Aboard the Hornet
The USS Hornet in Alameda, California, has a storied history – from its service as an aircraft carrier during battle, then picking up the Apollo astronauts after the first moon trip, to its current role as a museum.
It also is said to be one of the most haunted sites that can be easily visited. We went on the ghost tour. We were expecting a standard experience with stories of hauntings and the ship’s history. We got something different.
Our tour was led by two veteran sailors who served during the Cuban Missile Crisis, Vietnam, and in the waters near Korea after the Pueblo was taken. One of them has worked as a docent on the Hornet for over 20 years. They knew the ship inside and out and had several strange experiences. Both the “history and mystery” were fascinating and I returned with new respect for those who actually served. The main stars, though, were the spirits.
We were led to various areas of the ship, where we sat and talked — but the guides also addressed the spirits and encouraged the tour group to do the same. We were told later that things were particularly active — even more so than with the other groups that night — perhaps we were lucky.
In response to questions, either mag lights or the K-II electrical frequency meter often reacted. One of the guides asked if it was the same spirit that had touched someone on another tour — immediately a light went on, with no one standing near it. The same thing happened when a second related question was asked.
When we visited the infirmary my wife learned that Mr. White had been young when he passed, but was content. She felt a particular chill in the burn unit, but even thinking about massive burns gives me the chills. On a lighter side, the spirits seem to have appreciated some of the jokes our guides told.

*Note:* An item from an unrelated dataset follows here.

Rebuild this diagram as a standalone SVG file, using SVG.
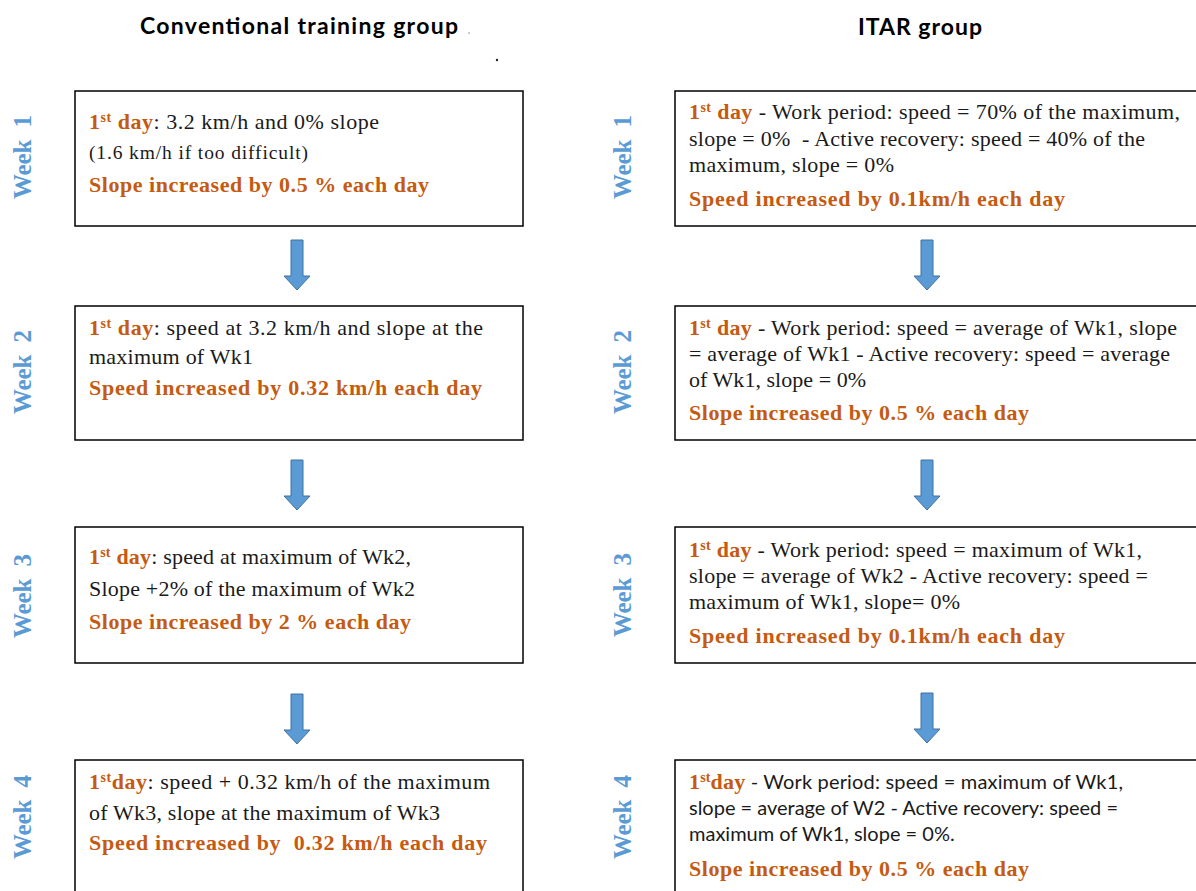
<svg xmlns="http://www.w3.org/2000/svg" xmlns:xlink="http://www.w3.org/1999/xlink" width="1196" height="891" viewBox="0 0 1196 891">
<style>
.box{fill:#fff;stroke:#000;stroke-width:1.5}
.t{font-family:"Liberation Serif",serif;font-size:22px;fill:#1a1a1a}
.ts{font-family:"Lato","Liberation Sans",sans-serif;font-size:20px;fill:#1a1a1a}
.o{font-family:"Liberation Serif",serif;font-weight:bold;fill:#C55A11}
.ob{font-family:"Liberation Serif",serif;font-weight:bold;font-size:22px;fill:#C55A11}
.sup{font-size:14px}
.wk{font-family:"Liberation Serif",serif;font-weight:bold;font-size:25px;fill:#5B9BD5;text-anchor:middle}
.title{font-family:"Lato","Liberation Sans",sans-serif;font-weight:bold;font-size:23px;fill:#000;text-anchor:middle}
.arrow{fill:#5B9BD5;stroke:#41719C;stroke-width:1}
</style>
<defs>
<path id="arr" class="arrow" d="M-6,0 L6,0 L6,36 L13,36 L0,50 L-13,36 L-6,36 Z"/>
</defs>
<rect width="1196" height="891" fill="#fff"/>
<g id="titles">
<text class="title" x="299" y="34" textLength="318">Conventional training group</text>
<text class="title" x="920" y="35" textLength="124">ITAR group</text>
<circle cx="469" cy="33" r="0.8" fill="#888"/>
<circle cx="497" cy="60" r="1.2" fill="#222"/>
</g>
<g id="week-labels">
<text class="wk" transform="translate(31,157) rotate(-90)" textLength="84" xml:space="preserve">Week  1</text>
<text class="wk" transform="translate(31,372) rotate(-90)" textLength="84" xml:space="preserve">Week  2</text>
<text class="wk" transform="translate(31,596) rotate(-90)" textLength="84" xml:space="preserve">Week  3</text>
<text class="wk" transform="translate(31,817) rotate(-90)" textLength="84" xml:space="preserve">Week  4</text>
<text class="wk" transform="translate(631,157) rotate(-90)" textLength="84" xml:space="preserve">Week  1</text>
<text class="wk" transform="translate(631,372) rotate(-90)" textLength="84" xml:space="preserve">Week  2</text>
<text class="wk" transform="translate(631,595) rotate(-90)" textLength="84" xml:space="preserve">Week  3</text>
<text class="wk" transform="translate(631,817) rotate(-90)" textLength="84" xml:space="preserve">Week  4</text>
</g>
<g id="conv-week1">
<rect class="box" x="75" y="91" width="448" height="135"/>
<text class="t" x="89" y="129" textLength="290"><tspan class="o">1</tspan><tspan class="o sup" dy="-7">st</tspan><tspan class="o" dy="7"> day</tspan>: 3.2 km/h and 0% slope</text>
<text class="t" x="89" y="159" style="font-size:19.5px" textLength="219">(1.6 km/h if too difficult)</text>
<text class="ob" x="89" y="192" textLength="340">Slope increased by 0.5 % each day</text>
</g>
<g id="conv-week2">
<rect class="box" x="75" y="306" width="448" height="134"/>
<text class="t" x="89" y="335" textLength="394"><tspan class="o">1</tspan><tspan class="o sup" dy="-7">st</tspan><tspan class="o" dy="7"> day</tspan>: speed at 3.2 km/h and slope at the</text>
<text class="t" x="89" y="364" textLength="164">maximum of Wk1</text>
<text class="ob" x="89" y="395" textLength="393">Speed increased by 0.32 km/h each day</text>
</g>
<g id="conv-week3">
<rect class="box" x="75" y="527" width="448" height="136"/>
<text class="t" x="89" y="564" textLength="322"><tspan class="o">1</tspan><tspan class="o sup" dy="-7">st</tspan><tspan class="o" dy="7"> day</tspan>: speed at maximum of Wk2,</text>
<text class="t" x="89" y="596" textLength="326">Slope +2% of the maximum of Wk2</text>
<text class="ob" x="89" y="629" textLength="322">Slope increased by 2 % each day</text>
</g>
<g id="conv-week4">
<rect class="box" x="75" y="760" width="448" height="140"/>
<text class="t" x="89" y="789" textLength="401"><tspan class="o">1</tspan><tspan class="o sup" dy="-7">st</tspan><tspan class="o" dy="7">day</tspan>: speed + 0.32 km/h of the maximum</text>
<text class="t" x="89" y="820" textLength="351">of Wk3, slope at the maximum of Wk3</text>
<text class="ob" x="89" y="850" textLength="398" xml:space="preserve">Speed increased by  0.32 km/h each day</text>
</g>
<g id="itar-week1">
<rect class="box" x="675" y="91" width="530" height="135"/>
<text class="t" x="689" y="119" textLength="491"><tspan class="o">1</tspan><tspan class="o sup" dy="-7">st</tspan><tspan class="o" dy="7"> day</tspan> - Work period: speed = 70% of the maximum,</text>
<text class="t" x="689" y="146" textLength="456" xml:space="preserve">slope = 0%  - Active recovery: speed = 40% of the</text>
<text class="t" x="689" y="172" textLength="205">maximum, slope = 0%</text>
<text class="ob" x="689" y="206" textLength="376">Speed increased by 0.1km/h each day</text>
</g>
<g id="itar-week2">
<rect class="box" x="675" y="306" width="530" height="134"/>
<text class="t" x="689" y="335" textLength="488"><tspan class="o">1</tspan><tspan class="o sup" dy="-7">st</tspan><tspan class="o" dy="7"> day</tspan> - Work period: speed = average of Wk1, slope</text>
<text class="t" x="689" y="361" textLength="481">= average of Wk1 - Active recovery: speed = average</text>
<text class="t" x="689" y="387" textLength="177">of Wk1, slope = 0%</text>
<text class="ob" x="689" y="420" textLength="340">Slope increased by 0.5 % each day</text>
</g>
<g id="itar-week3">
<rect class="box" x="675" y="527" width="530" height="136"/>
<text class="t" x="689" y="557" textLength="453"><tspan class="o">1</tspan><tspan class="o sup" dy="-7">st</tspan><tspan class="o" dy="7"> day</tspan> - Work period: speed = maximum of Wk1,</text>
<text class="t" x="689" y="583" textLength="459">slope = average of Wk2 - Active recovery: speed =</text>
<text class="t" x="689" y="609" textLength="271">maximum of Wk1, slope= 0%</text>
<text class="ob" x="689" y="643" textLength="376">Speed increased by 0.1km/h each day</text>
</g>
<g id="itar-week4">
<rect class="box" x="675" y="760" width="530" height="140"/>
<text class="ts" x="689" y="789" textLength="434"><tspan class="o" style="font-size:22px">1</tspan><tspan class="o sup" dy="-7">st</tspan><tspan class="o" dy="7" style="font-size:22px">day</tspan> - Work period: speed = maximum of Wk1,</text>
<text class="ts" x="689" y="815" textLength="429">slope = average of W2 - Active recovery: speed =</text>
<text class="ts" x="689" y="841">maximum of Wk1, slope = 0%.</text>
<text class="ob" x="689" y="876" textLength="340">Slope increased by 0.5 % each day</text>
</g>
<g id="connectors">
<use xlink:href="#arr" x="297" y="240"/>
<use xlink:href="#arr" x="297" y="460"/>
<use xlink:href="#arr" x="297" y="694"/>
<use xlink:href="#arr" x="927" y="240"/>
<use xlink:href="#arr" x="927" y="460"/>
<use xlink:href="#arr" x="927" y="693"/>
</g>
</svg>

We put a flashlight on the shelves or tables when we came into a room to talk. One of guides asked the spirits to turn it off because things were a bit too bright. It turned off (after a couple of requests). When he thanked them, the light flashed. No one was within several feet of it and I was looking at it the whole time.
In the secret high security radio room, one of the guides tapped out some code. We asked if there was any who had once sent messages there. One of the frequency meters made a pitched noise that sounded like Morse code, again with no one nearby. I wish I had a recorded it. We were told that was very unusual and it was certainly the only time we heard it on the tour.
I am not certain what to make of the evening. An old friend used to tell amazing stories that defied my belief system. I enjoyed listening to them, I had no reason to doubt that I was being told what he experienced, but I did not have any need to believe or disbelieve him. They were in a separate category. I feel the same way about the ghost tour and don’t feel any need to construct an explanation from either a skeptical or paranormal perspective.
It might be possible to program certain effects into the lighting or meters but I did not see evidence of that, and don’t know how a simple mag light could be that responsive. In the end, I told one of the guides that we had enjoyed the tour. He said that is what it was about.
We plan to return, with the understanding that each tour is different and they make no guarantees that anything will happen. Sometimes things are active, other times they are not. The shortest explanation is that onboard the USS Hornet, anything or nothing might happen. It’s a good place to suspend beliefs.
I think our guides could make the tour interesting even if they just talked about their experiences on aircraft carriers, on patrol in combat, or told corny jokes. The tale about the one time the ship brought beer aboard, and why it was limited to the one time, was worth the admission.
During the tour we asked if either Ellis Richards was there or if the spirits knew him. The answer was “No.”